Tension–compression asymmetry of HCP CoCrFeMnNi high entropy alloy nanowires

The tension–compression asymmetry is commonly observed in conventional hexagonal close-packed (HCP) metals and its alloys, however, such a mechanical asymmetry still remains unclear in HCP high-entropy alloys (HEAs). In this study, we adopt molecular dynamics simulation to investigate the mechanical properties and deformation mechanisms of the HCP CoCrFeMnNi HEA nanowires under uniaxial tension and compression along the [0001] orientation. The results show that the HCP HEA nanowire exhibits an obvious tension–compression asymmetry at both the linear elastic and plastic deformation stages.
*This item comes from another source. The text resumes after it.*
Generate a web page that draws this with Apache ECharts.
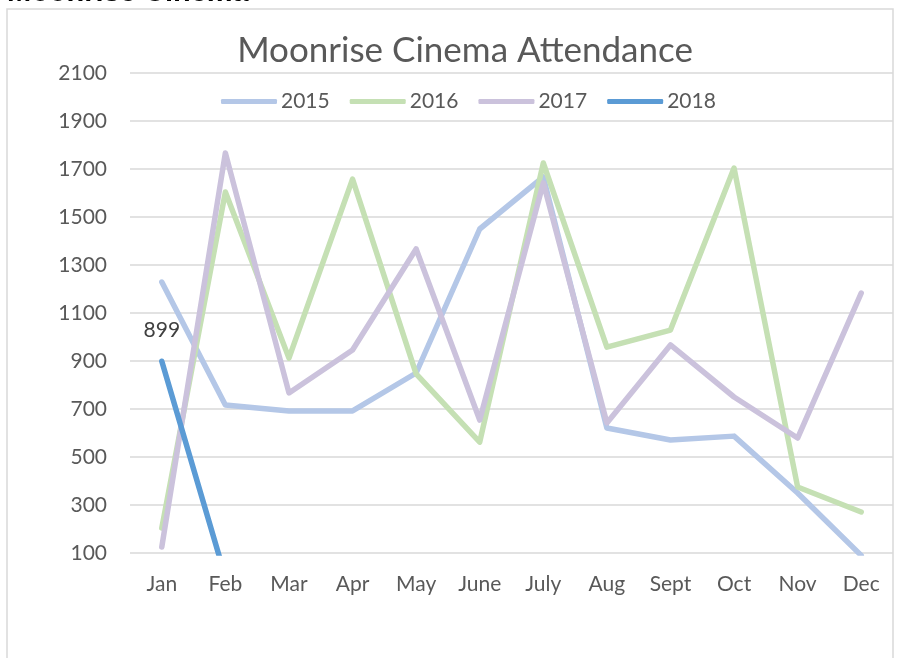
<!DOCTYPE html>
<html><head><meta charset="utf-8">
<script src="https://cdn.jsdelivr.net/npm/echarts@6/dist/echarts.min.js"></script>
<style>html,body{margin:0;padding:0;background:#fff}#c{width:899px;height:658px}</style>
</head><body><div id="c"></div>
<script>
const months = ['Jan','Feb','Mar','Apr','May','June','July','Aug','Sept','Oct','Nov','Dec'];
const s2015 = [1229, 717, 692, 692, 850, 1450, 1667, 621, 571, 587, 350, 90];
const s2016 = [204, 1604, 912, 1658, 846, 562, 1725, 958, 1029, 1704, 375, 271];
const s2017 = [125, 1767, 767, 946, 1367, 654, 1642, 642, 967, 750, 579, 1183];
const s2018 = [899, 0, null, null, null, null, null, null, null, null, null, null];
const yTicks = {min: 100, max: 2100, interval: 200};

const FONT = 'Lato';
const chart = echarts.init(document.getElementById('c'), null, {renderer: 'canvas'});
function line(name, data, color, extra) {
  return Object.assign({
    name, type: 'line', data, symbol: 'none', clip: true,
    lineStyle: {color, width: 5.5, cap: 'round', join: 'round'},
    itemStyle: {color}, connectNulls: false
  }, extra || {});
}
chart.setOption({
  animation: false,
  textStyle: {fontFamily: FONT},
  title: {text: 'Moonrise Cinema Attendance', left: 460, top: 28, textAlign: 'center',
    textStyle: {fontFamily: FONT, fontSize: 35, fontWeight: 'normal', color: '#595959'}},
  legend: {top: 86, left: 216, itemWidth: 56, itemHeight: 5, itemGap: 20, icon: 'roundRect',
    textStyle: {fontFamily: FONT, fontSize: 21, color: '#595959', padding: [0,0,0,-1]},
    data: ['2015','2016','2017','2018']},
  grid: {left: 130, right: 6, top: 73, bottom: 105, containLabel: false},
  xAxis: {type: 'category', data: months, boundaryGap: true,
    axisLine: {show: false}, axisTick: {show: false},
    axisLabel: {fontFamily: FONT, fontSize: 21, color: '#595959', margin: 21}},
  yAxis: {type: 'value', min: yTicks.min, max: yTicks.max, interval: yTicks.interval,
    axisLine: {show: false}, axisTick: {show: false},
    axisLabel: {fontFamily: FONT, fontSize: 21, color: '#595959', margin: 23, formatter: v => String(v)},
    splitLine: {lineStyle: {color: '#D9D9D9', width: 1.5}}},
  graphic: [
    {type: 'rect', shape: {x: 7, y: 9, width: 886, height: 700}, style: {fill: 'none', stroke: '#D9D9D9', lineWidth: 1.5}, z: -1},
    {type: 'text', left: 7, top: -22, style: {text: 'Moonrise Cinema', font: 'bold 29px "Liberation Sans", Arial', fill: '#000'}}
  ],
  series: [
    line('2015', s2015, '#B4C7E7'),
    line('2016', s2016, '#C5E0B4'),
    line('2017', s2017, '#CBC2DC'),
    line('2018', s2018, '#5B9BD5', {
      symbol: 'circle', symbolSize: 1, showSymbol: true,
      label: {show: true, position: 'top', distance: 20, fontFamily: FONT, fontSize: 21, color: '#404040',
        formatter: p => p.dataIndex === 0 ? String(p.value) : ''}
    })
  ]
});
</script></body></html>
Similar to the conventional HCP metals, the HCP CoCrFeMnNi HEA nanowire also shows elastic softening during tension while elastic hardening during compression. Such an elastic tension–compression asymmetry originates from the disparity in interatomic friction between the adjacent slip planes at the linear elastic regime under tensile and compressive loadings. In the plastic deformation stage, the yield and flow stresses of the HCP HEA nanowire in compression are both remarkably higher than the counterparts in tension, which can be ascribed to the completely different deformation mechanisms in tension and compression. Under the tensile loading, dislocation slip, phase transition, and deformation twinning are the dominant plastic deformation mechanisms and weakens the HCP HEA nanowire. During compression, dislocation slip and atomic amorphization dominates the plastic deformation and thus facilitates the strengthening. This work provides mechanistic insights into the deformation mechanism and mechanical response of the HCP HEAs, which is of importance for their rational design and device applications.